A wartime Leica IIIc red shutter
The first 1576 IIIc's produced in 1939 have German black shutter blinds. After serial number 362,401 Leitz used material originally obtained from Kodak in 1937 which was dyed red on one side. This material had been part of research into production of heat-resistant shutters. By 1941, according to van Hasbroeck, the supply of Kodak red shutter blinds had been exhausted and Leitz resorted to use of German produced black material produced from parachute cloth begining with serial #379,226. By that time, about 14,000 IIIc cameras had been manufactured with red blind material which was nearly half of the total wartime production. Presumably the vast majority of these cameras had their shutters replaced with black material.

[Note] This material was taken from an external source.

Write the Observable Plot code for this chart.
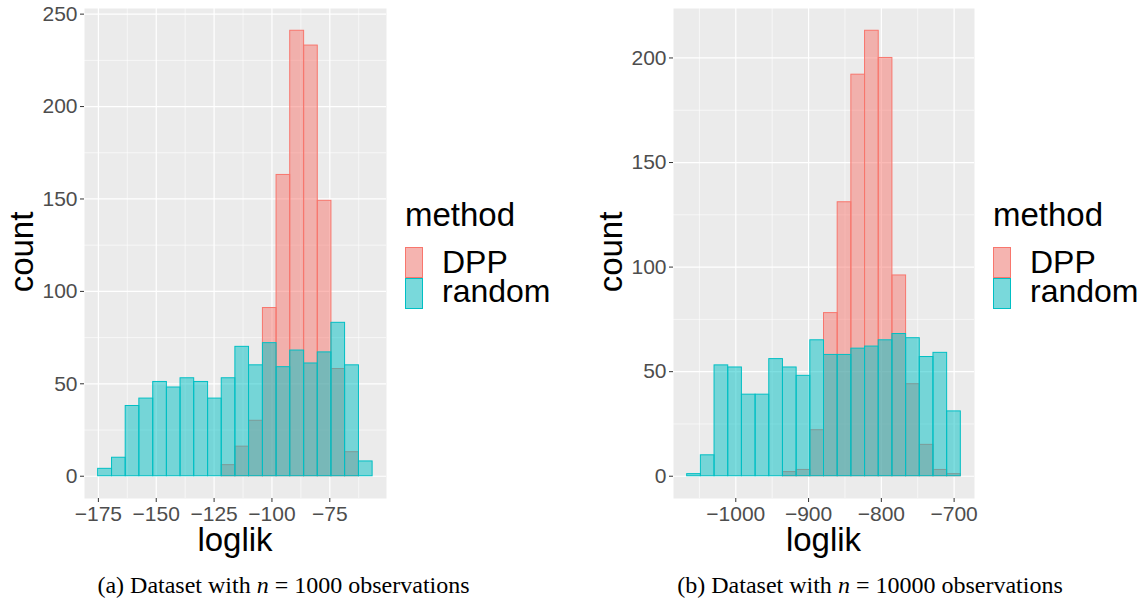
<!DOCTYPE html>
<html><head><meta charset="utf-8">
<script src="https://cdn.jsdelivr.net/npm/d3@7"></script>
<script src="https://cdn.jsdelivr.net/npm/@observablehq/plot@0.6"></script>
<style>
html,body{margin:0;padding:0;background:#fff;}
#page{position:relative;width:1148px;height:599px;overflow:hidden;font-family:"Liberation Sans",Arial,sans-serif;}
.panel{position:absolute;top:0;}
#overlay{position:absolute;left:0;top:0;}
</style></head><body><div id="page"></div>
<script>
const methods = ["DPP", "random"];
const colors = ["#F8766D", "#00BFC4"];

// (a) Dataset with n = 1000 observations
const binEdgesA = [-175.1, -169.1, -163.2, -157.3, -151.3, -145.4, -139.5, -133.6, -127.6, -121.7, -115.8, -109.9, -103.9, -98.0, -92.1, -86.1, -80.2, -74.3, -68.4, -62.4, -56.5];
const dppA = [0, 0, 0, 0, 0, 0, 0, 0, 0, 6, 16, 30, 91, 163, 241, 233, 149, 58, 13, 0];
const randomA = [4, 10, 38, 42, 51, 48, 53, 51, 42, 53, 70, 60, 72, 59, 68, 61, 67, 83, 60, 8];
const xTicksA = [-175, -150, -125, -100, -75];
const xMinorA = [-162.5, -137.5, -112.5, -87.5, -62.5];
const yTicksA = [0, 50, 100, 150, 200, 250];
const yMinorA = [25, 75, 125, 175, 225];

// (b) Dataset with n = 10000 observations
const binEdgesB = [-1066.8, -1048.0, -1029.2, -1010.4, -991.6, -972.8, -954.0, -935.2, -916.4, -897.6, -878.8, -860.0, -841.2, -822.4, -803.6, -784.8, -766.0, -747.2, -728.4, -709.6, -690.8];
const dppB = [0, 0, 0, 0, 0, 0, 0, 2, 3, 22, 78, 131, 192, 213, 200, 96, 44, 15, 3, 1];
const randomB = [1, 10, 53, 52, 39, 39, 56, 52, 48, 65, 58, 58, 61, 62, 65, 68, 66, 57, 59, 31];
const xTicksB = [-1000, -900, -800, -700];
const xMinorB = [-1050, -950, -850, -750];
const yTicksB = [0, 50, 100, 150, 200];
const yMinorB = [25, 75, 125, 175];

const captionsText = ["Dataset with", "observations"];
const xTitle = "loglik", yTitle = "count", legendTitle = "method";

const page = document.getElementById("page");
const fmt = d => d < 0 ? "\u2212" + Math.abs(d) : String(d);

function histogram(cfg) {
  const rows = (counts, m) => counts.map((c, i) => ({method: m, x1: cfg.edges[i], x2: cfg.edges[i + 1], base: 0, count: c})).filter(d => d.count > 0);
  const barOpts = (k) => ({x1: "x1", x2: "x2", y1: "base", y2: "count", fill: colors[k], fillOpacity: 0.5, stroke: colors[k], strokeWidth: 1, inset: 0});
  const plot = Plot.plot({
    width: 390, height: 530,
    marginTop: 8, marginBottom: 32, marginLeft: cfg.marginLeft, marginRight: cfg.marginRight,
    x: {domain: cfg.xDomain, label: null},
    y: {domain: cfg.yDomain, label: null},
    style: {background: "transparent", fontFamily: "'Liberation Sans', Arial, sans-serif", fontSize: "21px", color: "#4D4D4D", overflow: "visible"},
    marks: [
      Plot.frame({fill: "#EBEBEB", stroke: null}),
      Plot.ruleX(cfg.xMinor, {stroke: "#FFFFFF", strokeWidth: 0.6}),
      Plot.ruleY(cfg.yMinor, {stroke: "#FFFFFF", strokeWidth: 0.6}),
      Plot.ruleX(cfg.xTicks, {stroke: "#FFFFFF", strokeWidth: 1.2}),
      Plot.ruleY(cfg.yTicks, {stroke: "#FFFFFF", strokeWidth: 1.2}),
      Plot.rect(rows(cfg.dpp, methods[0]), barOpts(0)),
      Plot.rect(rows(cfg.random, methods[1]), barOpts(1)),
      Plot.axisX(cfg.xTicks, {tickSize: 4, tickPadding: 4, fontSize: 21, fill: "#4D4D4D", stroke: "#333333", tickFormat: fmt, label: null}),
      Plot.axisY(cfg.yTicks, {tickSize: 4, tickPadding: 3, fontSize: 21, fill: "#4D4D4D", stroke: "#333333", tickFormat: fmt, label: null})
    ]
  });
  const wrap = document.createElement("div");
  wrap.className = "panel";
  wrap.style.left = cfg.left + "px";
  wrap.appendChild(plot);
  page.appendChild(wrap);
}

histogram({left: 0, marginLeft: 84, marginRight: 4, edges: binEdgesA, dpp: dppA, random: randomA,
  xDomain: [-181.0, -50.5], yDomain: [-12.05, 253.05], xTicks: xTicksA, xMinor: xMinorA, yTicks: yTicksA, yMinor: yMinorA});
histogram({left: 590, marginLeft: 83, marginRight: 6, edges: binEdgesB, dpp: dppB, random: randomB,
  xDomain: [-1085.6, -672.0], yDomain: [-10.65, 223.65], xTicks: xTicksB, xMinor: xMinorB, yTicks: yTicksB, yMinor: yMinorB});

// titles, legends, captions
const svg = d3.select(page).append("svg").attr("id", "overlay").attr("width", 1148).attr("height", 599)
  .style("font-family", "'Liberation Sans', Arial, sans-serif");

function decorate(o) {
  svg.append("text").attr("transform", `translate(${o.countX},252) rotate(-90)`).attr("text-anchor", "middle")
    .attr("font-size", 33).attr("fill", "#000").text(yTitle);
  svg.append("text").attr("x", o.loglikX).attr("y", 551).attr("text-anchor", "middle")
    .attr("font-size", 33).attr("fill", "#000").text(xTitle);
  svg.append("text").attr("x", o.legX).attr("y", 226).attr("font-size", 33).attr("fill", "#000").text(legendTitle);
  const keyY = [247, 278];
  methods.forEach((m, i) => {
    svg.append("rect").attr("x", o.legX).attr("y", keyY[i]).attr("width", 18).attr("height", 31).attr("fill", "#F2F2F2");
    svg.append("rect").attr("x", o.legX + 0.5).attr("y", keyY[i] + 0.5).attr("width", 17).attr("height", 30)
      .attr("fill", colors[i]).attr("fill-opacity", 0.5).attr("stroke", colors[i]).attr("stroke-width", 1);
  });
  svg.append("text").attr("x", o.legX + 37).attr("y", 273.3).attr("font-size", 32).attr("fill", "#000").text(methods[0]);
  svg.append("text").attr("x", o.legX + 37).attr("y", 301.7).attr("font-size", 32).attr("fill", "#000").text(methods[1]);
  const cap = svg.append("text").attr("x", o.capX).attr("y", 593).attr("text-anchor", "middle")
    .attr("font-family", "'Liberation Serif', 'Times New Roman', serif").attr("font-size", 24).attr("fill", "#000");
  cap.append("tspan").text(`(${o.letter}) ${captionsText[0]} `);
  cap.append("tspan").attr("font-style", "italic").text("n");
  cap.append("tspan").text(` = ${o.n} ${captionsText[1]}`);
}
decorate({countX: 33, loglikX: 235, legX: 405, capX: 283.5, letter: "a", n: 1000});
decorate({countX: 622, loglikX: 823.5, legX: 993, capX: 870, letter: "b", n: 10000});
</script></body></html>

This claim that the red material was originally obtained from Kodak may be related to the claim of Lahue & Bailey that it was obtained from Graflex. Although Graflex had become independent of Kodak in 1926, the latter authors may have found information that linked the supply of red shutter material to both Graflex and Kodak. However, Lahue & Bailey are clearly in error when they claim that the material was used only in rare post-WWII IIIc models.
The red shutter models of the IIIc are uncommon though perhaps not rare, and command premium prices on the collector market these days. However, few if any fake wartime IIIc's are known to exist since they had the stepped upper housing which was expensive to copy. None the less, an authentic red curtain IIIc will draw a 50-100% premium over those cameras that have the conventional black shutters. There have been a few documented attempts to color the front curtain but these were usually the result of restorations of authentic wartime IIIc's.